### TASK DIRECTIONS
Sort through the data and copy the lines holding the word "standalone".

__________

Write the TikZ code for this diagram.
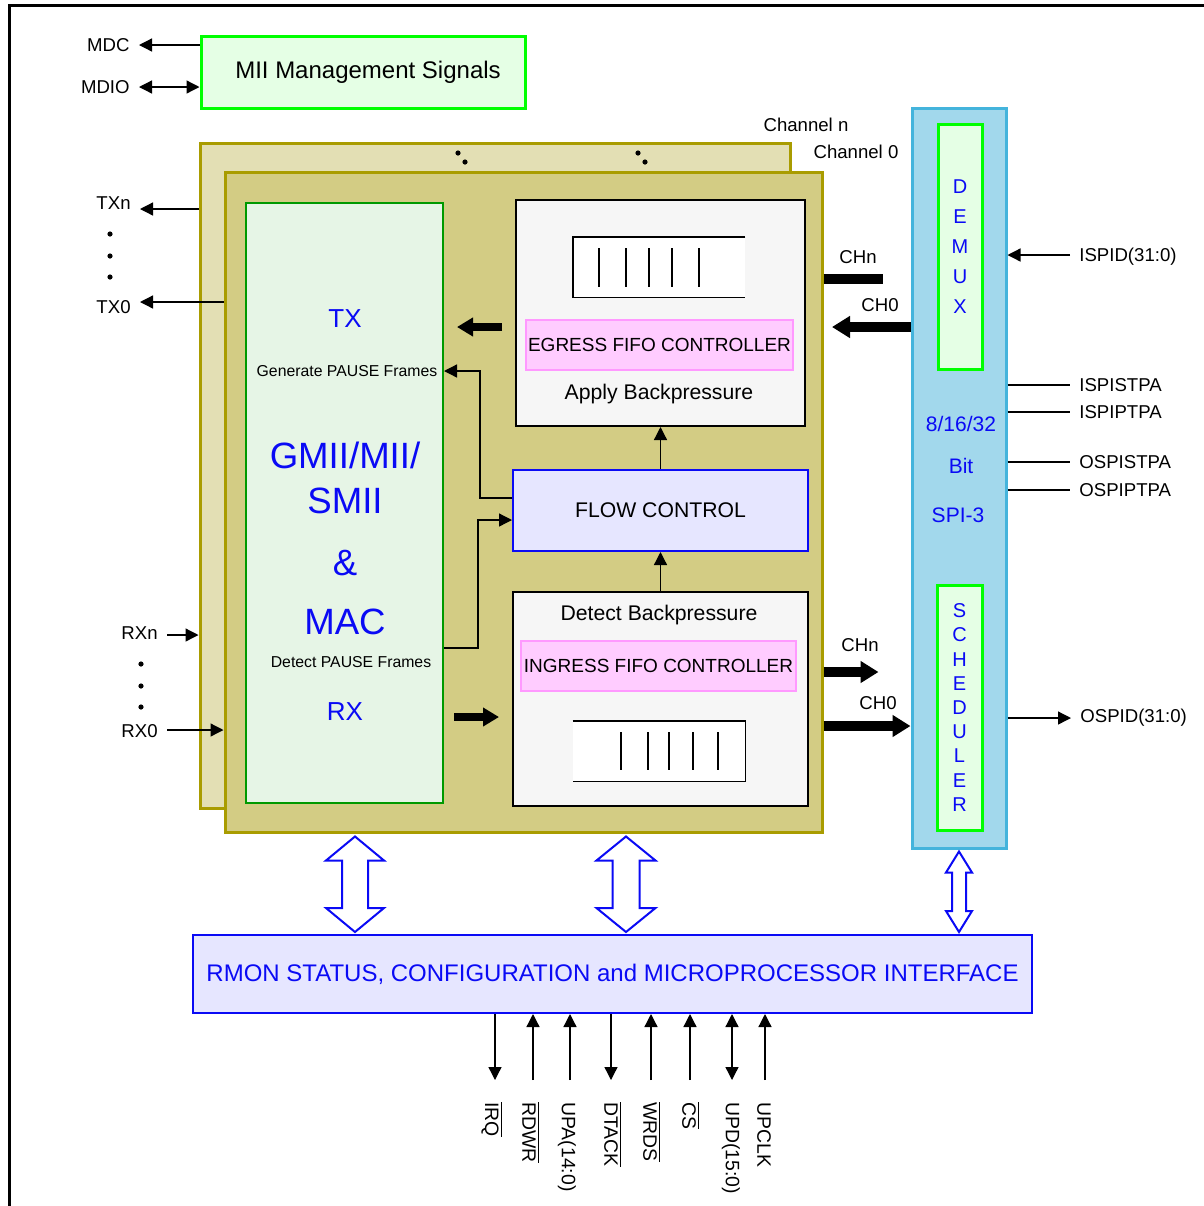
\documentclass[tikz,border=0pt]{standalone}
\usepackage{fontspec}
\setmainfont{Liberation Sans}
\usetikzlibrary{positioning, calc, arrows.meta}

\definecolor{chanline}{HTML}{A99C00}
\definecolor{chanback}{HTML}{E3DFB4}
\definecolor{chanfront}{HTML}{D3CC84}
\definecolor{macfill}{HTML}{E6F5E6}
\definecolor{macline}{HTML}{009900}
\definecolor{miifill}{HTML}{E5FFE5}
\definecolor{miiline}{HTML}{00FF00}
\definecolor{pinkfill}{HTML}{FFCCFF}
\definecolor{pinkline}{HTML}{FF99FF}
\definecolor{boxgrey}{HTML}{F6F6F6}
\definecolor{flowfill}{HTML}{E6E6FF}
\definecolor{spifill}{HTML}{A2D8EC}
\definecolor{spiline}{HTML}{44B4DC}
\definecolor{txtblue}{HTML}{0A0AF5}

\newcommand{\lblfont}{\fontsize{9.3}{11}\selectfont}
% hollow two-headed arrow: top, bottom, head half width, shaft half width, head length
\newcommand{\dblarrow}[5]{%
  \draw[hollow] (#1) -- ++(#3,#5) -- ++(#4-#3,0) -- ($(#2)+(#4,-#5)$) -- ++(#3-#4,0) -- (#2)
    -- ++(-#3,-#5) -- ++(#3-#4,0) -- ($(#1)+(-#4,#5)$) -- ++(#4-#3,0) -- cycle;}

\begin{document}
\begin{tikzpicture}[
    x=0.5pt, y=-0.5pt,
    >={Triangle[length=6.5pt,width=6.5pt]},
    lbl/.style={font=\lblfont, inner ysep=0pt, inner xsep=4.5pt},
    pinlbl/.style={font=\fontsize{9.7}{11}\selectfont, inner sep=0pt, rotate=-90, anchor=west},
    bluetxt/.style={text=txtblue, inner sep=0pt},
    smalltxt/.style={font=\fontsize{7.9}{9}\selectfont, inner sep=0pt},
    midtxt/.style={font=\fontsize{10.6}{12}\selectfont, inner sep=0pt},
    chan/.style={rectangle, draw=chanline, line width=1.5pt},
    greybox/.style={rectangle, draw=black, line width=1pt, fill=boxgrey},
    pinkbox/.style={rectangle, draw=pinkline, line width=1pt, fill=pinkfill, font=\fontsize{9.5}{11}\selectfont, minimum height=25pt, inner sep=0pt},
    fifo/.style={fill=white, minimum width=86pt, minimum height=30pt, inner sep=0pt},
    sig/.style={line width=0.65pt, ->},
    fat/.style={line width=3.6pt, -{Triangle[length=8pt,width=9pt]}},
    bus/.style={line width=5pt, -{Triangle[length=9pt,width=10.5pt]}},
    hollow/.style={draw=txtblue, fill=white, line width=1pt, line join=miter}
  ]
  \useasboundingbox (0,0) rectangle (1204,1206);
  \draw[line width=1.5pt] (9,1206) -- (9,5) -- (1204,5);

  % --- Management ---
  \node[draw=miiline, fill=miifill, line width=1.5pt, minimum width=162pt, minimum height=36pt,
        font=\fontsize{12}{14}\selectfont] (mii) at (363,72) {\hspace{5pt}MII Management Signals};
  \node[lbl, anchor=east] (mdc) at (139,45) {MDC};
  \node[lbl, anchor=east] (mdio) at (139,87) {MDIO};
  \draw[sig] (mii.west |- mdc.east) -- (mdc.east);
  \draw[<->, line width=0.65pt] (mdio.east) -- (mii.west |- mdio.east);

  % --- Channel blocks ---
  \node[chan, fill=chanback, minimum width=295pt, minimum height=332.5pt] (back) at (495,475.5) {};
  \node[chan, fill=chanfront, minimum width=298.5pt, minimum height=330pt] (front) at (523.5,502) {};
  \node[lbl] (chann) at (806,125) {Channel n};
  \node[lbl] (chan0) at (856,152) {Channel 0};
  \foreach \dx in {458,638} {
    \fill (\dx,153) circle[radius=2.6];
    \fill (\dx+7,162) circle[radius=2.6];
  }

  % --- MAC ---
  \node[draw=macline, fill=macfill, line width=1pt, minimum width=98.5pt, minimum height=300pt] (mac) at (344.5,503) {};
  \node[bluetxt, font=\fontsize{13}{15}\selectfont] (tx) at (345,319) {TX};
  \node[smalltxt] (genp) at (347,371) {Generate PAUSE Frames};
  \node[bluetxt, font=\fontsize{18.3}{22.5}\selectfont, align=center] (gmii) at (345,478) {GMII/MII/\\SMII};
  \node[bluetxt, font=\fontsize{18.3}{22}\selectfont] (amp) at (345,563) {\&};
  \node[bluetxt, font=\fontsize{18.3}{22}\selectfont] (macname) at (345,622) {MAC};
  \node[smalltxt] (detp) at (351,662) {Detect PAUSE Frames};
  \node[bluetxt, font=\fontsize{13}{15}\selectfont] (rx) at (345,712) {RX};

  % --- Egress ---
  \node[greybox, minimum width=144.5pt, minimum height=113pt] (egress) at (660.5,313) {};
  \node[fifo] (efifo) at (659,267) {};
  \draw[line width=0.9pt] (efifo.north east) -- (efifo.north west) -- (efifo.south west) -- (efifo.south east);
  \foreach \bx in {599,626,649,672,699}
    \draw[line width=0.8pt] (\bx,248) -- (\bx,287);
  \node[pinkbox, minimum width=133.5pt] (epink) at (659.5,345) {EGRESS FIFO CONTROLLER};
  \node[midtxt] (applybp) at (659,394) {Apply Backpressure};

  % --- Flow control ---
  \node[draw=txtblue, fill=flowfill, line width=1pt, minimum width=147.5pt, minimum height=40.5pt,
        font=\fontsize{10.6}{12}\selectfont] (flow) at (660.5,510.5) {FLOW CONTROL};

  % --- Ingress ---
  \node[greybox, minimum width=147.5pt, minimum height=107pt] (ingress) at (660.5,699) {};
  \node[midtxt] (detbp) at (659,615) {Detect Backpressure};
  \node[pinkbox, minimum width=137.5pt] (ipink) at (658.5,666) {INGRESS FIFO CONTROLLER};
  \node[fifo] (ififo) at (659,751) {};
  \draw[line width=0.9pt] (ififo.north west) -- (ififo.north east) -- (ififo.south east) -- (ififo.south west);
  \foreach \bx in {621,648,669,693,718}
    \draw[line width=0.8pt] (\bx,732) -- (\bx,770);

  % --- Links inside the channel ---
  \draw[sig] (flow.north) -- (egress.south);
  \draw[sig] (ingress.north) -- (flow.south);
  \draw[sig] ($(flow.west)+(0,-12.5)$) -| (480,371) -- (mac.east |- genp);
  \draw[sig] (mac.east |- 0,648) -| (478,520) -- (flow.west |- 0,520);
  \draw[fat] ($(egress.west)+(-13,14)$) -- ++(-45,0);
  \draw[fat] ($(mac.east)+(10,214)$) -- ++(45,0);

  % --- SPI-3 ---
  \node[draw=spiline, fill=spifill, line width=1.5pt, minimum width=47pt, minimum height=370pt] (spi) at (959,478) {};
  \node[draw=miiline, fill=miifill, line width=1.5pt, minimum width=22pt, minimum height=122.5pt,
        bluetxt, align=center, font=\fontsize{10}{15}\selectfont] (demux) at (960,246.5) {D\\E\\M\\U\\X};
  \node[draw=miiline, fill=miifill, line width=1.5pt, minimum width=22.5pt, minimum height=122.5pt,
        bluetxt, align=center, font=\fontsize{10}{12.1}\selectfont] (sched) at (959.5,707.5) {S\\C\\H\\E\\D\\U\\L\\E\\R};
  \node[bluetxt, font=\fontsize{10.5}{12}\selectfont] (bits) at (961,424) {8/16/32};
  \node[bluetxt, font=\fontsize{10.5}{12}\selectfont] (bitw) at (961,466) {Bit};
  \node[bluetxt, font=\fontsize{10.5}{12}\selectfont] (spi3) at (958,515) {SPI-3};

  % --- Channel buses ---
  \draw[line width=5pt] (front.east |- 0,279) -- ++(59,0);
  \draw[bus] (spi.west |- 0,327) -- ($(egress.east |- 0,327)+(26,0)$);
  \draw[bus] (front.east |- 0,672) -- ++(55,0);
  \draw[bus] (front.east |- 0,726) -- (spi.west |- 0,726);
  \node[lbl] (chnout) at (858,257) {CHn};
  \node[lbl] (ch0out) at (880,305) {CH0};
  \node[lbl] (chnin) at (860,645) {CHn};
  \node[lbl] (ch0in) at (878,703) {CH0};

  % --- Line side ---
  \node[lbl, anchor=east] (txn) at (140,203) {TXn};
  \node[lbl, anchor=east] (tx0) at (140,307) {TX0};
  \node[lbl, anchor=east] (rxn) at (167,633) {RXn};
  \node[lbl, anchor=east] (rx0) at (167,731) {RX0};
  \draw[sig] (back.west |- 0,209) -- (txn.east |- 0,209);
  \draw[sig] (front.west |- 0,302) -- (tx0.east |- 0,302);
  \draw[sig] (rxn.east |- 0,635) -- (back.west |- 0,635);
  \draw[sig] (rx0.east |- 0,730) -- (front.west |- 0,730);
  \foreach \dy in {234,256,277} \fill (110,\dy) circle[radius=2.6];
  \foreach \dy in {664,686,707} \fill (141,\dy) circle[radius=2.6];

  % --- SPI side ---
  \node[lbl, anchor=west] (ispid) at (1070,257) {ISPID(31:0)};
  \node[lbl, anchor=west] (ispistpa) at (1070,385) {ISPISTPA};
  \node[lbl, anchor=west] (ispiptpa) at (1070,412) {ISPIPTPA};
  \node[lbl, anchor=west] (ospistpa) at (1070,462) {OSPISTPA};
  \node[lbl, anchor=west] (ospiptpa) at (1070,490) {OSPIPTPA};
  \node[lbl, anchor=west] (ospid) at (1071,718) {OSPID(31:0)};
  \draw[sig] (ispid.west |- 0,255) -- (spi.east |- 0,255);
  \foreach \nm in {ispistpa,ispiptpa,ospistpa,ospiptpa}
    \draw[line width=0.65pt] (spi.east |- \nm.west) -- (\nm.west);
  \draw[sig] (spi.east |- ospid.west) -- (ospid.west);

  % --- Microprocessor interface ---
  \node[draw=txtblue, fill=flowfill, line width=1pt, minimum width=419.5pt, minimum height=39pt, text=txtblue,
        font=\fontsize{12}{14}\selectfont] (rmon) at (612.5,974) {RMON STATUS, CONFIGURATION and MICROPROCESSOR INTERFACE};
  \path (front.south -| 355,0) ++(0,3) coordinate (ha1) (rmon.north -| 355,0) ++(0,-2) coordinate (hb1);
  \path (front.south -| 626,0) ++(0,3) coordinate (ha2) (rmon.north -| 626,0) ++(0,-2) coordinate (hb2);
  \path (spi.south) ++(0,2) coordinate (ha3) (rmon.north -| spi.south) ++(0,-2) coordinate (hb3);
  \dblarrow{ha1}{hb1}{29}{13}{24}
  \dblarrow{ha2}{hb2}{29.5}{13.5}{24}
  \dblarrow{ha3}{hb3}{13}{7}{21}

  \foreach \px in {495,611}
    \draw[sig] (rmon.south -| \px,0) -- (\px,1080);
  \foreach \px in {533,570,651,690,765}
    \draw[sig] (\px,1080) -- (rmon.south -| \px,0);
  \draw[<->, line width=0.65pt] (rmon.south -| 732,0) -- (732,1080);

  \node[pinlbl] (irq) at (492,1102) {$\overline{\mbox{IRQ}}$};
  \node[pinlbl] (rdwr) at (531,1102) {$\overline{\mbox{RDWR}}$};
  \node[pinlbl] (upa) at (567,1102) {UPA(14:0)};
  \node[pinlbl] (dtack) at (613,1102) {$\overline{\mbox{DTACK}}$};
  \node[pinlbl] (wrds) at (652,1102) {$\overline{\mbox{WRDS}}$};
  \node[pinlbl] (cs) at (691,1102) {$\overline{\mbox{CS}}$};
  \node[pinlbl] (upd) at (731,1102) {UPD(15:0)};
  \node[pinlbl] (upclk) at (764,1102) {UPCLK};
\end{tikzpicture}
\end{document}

__________

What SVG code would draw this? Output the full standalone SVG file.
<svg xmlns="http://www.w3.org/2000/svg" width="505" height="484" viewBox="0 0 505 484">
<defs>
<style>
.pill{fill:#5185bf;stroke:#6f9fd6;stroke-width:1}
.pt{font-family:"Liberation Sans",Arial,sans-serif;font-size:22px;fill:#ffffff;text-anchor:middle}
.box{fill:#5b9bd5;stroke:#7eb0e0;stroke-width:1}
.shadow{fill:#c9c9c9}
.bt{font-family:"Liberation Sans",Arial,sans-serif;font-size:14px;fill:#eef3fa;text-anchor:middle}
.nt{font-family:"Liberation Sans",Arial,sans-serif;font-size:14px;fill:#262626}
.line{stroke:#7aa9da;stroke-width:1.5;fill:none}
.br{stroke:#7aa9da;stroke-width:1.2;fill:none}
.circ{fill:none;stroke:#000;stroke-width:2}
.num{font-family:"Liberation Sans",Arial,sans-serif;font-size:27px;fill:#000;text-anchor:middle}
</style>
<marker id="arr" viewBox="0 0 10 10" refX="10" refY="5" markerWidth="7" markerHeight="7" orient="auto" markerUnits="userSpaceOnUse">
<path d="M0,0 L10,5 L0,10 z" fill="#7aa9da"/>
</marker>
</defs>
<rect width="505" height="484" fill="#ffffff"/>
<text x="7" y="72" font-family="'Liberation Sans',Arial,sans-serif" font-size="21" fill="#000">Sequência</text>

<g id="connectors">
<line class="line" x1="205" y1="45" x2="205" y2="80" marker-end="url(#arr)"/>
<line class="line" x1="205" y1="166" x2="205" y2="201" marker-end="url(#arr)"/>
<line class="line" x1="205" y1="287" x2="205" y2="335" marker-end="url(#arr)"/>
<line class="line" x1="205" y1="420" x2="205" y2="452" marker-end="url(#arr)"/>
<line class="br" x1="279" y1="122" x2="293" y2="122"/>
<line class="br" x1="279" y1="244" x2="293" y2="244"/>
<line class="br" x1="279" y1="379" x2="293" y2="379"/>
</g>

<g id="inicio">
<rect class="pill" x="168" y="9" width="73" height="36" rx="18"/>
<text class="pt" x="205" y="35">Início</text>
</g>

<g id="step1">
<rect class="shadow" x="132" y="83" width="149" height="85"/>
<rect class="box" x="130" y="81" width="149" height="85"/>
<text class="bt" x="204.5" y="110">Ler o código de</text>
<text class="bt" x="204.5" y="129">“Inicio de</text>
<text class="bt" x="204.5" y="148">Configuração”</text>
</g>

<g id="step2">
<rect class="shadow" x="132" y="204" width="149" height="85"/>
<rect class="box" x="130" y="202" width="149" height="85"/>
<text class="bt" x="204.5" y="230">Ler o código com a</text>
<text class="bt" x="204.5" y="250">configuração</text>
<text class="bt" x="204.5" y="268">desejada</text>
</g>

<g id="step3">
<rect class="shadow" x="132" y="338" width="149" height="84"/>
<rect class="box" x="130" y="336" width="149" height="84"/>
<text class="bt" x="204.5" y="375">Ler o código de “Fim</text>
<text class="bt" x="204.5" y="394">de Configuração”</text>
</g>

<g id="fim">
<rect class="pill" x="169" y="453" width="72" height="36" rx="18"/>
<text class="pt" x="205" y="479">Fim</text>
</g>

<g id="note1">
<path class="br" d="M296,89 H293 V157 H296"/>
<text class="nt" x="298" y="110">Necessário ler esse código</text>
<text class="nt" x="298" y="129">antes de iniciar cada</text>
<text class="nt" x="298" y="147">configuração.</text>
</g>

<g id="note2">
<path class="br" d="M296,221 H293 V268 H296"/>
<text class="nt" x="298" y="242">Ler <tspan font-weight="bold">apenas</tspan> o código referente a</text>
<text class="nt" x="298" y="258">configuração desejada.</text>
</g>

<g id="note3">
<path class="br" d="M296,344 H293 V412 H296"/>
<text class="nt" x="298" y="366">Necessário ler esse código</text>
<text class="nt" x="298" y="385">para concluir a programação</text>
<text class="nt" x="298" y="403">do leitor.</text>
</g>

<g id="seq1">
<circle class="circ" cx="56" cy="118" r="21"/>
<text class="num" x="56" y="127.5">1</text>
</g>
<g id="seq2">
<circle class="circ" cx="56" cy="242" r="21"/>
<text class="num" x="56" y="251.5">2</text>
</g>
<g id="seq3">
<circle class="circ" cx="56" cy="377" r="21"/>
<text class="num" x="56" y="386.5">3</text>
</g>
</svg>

__________

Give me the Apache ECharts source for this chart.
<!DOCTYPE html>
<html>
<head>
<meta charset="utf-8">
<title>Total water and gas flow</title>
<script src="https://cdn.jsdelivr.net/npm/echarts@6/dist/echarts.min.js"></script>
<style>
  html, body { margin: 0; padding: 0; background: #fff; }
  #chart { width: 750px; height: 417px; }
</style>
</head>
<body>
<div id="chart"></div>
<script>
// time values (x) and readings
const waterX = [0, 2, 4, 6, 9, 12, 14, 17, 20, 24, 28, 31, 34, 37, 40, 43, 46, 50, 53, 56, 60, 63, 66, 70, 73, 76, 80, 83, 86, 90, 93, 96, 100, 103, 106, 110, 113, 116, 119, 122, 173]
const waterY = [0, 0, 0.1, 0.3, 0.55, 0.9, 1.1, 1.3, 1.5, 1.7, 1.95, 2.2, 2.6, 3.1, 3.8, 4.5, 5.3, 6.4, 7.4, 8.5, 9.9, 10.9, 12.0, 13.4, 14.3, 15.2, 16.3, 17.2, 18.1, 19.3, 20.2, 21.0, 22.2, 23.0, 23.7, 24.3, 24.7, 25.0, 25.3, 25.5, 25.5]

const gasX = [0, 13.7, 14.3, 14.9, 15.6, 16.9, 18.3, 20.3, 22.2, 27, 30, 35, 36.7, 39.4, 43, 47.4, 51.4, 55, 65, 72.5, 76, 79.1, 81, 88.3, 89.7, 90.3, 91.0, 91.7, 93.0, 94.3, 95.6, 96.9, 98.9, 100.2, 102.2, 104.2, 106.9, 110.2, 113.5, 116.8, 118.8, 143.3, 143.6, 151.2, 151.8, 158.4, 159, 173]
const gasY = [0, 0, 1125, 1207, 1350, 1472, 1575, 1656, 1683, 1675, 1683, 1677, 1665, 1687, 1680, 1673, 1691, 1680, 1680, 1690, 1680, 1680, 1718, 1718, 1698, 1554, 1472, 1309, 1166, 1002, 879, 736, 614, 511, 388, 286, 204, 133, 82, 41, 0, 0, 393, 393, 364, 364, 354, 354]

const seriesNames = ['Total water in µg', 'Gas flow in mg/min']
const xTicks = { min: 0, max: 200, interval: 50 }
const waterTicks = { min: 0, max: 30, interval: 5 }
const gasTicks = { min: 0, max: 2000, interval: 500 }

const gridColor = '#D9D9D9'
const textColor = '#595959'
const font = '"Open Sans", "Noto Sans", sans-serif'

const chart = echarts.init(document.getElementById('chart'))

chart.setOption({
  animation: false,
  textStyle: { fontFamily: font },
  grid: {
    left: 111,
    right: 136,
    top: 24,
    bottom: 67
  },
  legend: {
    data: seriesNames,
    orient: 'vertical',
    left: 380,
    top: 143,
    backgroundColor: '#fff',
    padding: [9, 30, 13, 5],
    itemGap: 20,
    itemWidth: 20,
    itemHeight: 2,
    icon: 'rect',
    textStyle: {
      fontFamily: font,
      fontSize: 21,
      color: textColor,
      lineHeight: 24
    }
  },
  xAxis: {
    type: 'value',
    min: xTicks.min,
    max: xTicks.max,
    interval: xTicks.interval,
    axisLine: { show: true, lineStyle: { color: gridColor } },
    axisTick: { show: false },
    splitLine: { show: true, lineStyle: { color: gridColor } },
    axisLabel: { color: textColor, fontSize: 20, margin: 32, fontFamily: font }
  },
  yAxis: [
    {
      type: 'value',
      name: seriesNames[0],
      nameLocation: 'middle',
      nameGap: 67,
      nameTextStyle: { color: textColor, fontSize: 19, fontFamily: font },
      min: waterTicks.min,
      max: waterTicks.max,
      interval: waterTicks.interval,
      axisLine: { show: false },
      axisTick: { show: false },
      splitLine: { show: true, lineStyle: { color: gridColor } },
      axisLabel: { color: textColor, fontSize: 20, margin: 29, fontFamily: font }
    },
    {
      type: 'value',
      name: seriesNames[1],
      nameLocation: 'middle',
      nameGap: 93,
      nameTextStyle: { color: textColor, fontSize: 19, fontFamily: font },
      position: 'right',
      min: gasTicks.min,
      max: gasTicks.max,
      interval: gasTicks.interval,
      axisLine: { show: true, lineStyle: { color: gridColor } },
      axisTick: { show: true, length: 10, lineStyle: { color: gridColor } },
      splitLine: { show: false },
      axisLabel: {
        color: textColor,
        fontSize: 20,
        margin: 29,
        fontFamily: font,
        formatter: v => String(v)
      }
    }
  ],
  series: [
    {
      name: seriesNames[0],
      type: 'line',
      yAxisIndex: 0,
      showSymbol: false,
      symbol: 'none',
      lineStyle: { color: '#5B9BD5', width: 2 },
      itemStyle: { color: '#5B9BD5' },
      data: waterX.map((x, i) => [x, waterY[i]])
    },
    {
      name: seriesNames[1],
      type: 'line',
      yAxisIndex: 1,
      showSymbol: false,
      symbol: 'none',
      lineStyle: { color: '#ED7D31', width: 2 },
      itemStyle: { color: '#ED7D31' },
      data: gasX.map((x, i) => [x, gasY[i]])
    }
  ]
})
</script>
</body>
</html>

__________

### EXERCISE SOLUTION
\documentclass[tikz,border=0pt]{standalone}
What SVG code would draw this? Output the full standalone SVG file.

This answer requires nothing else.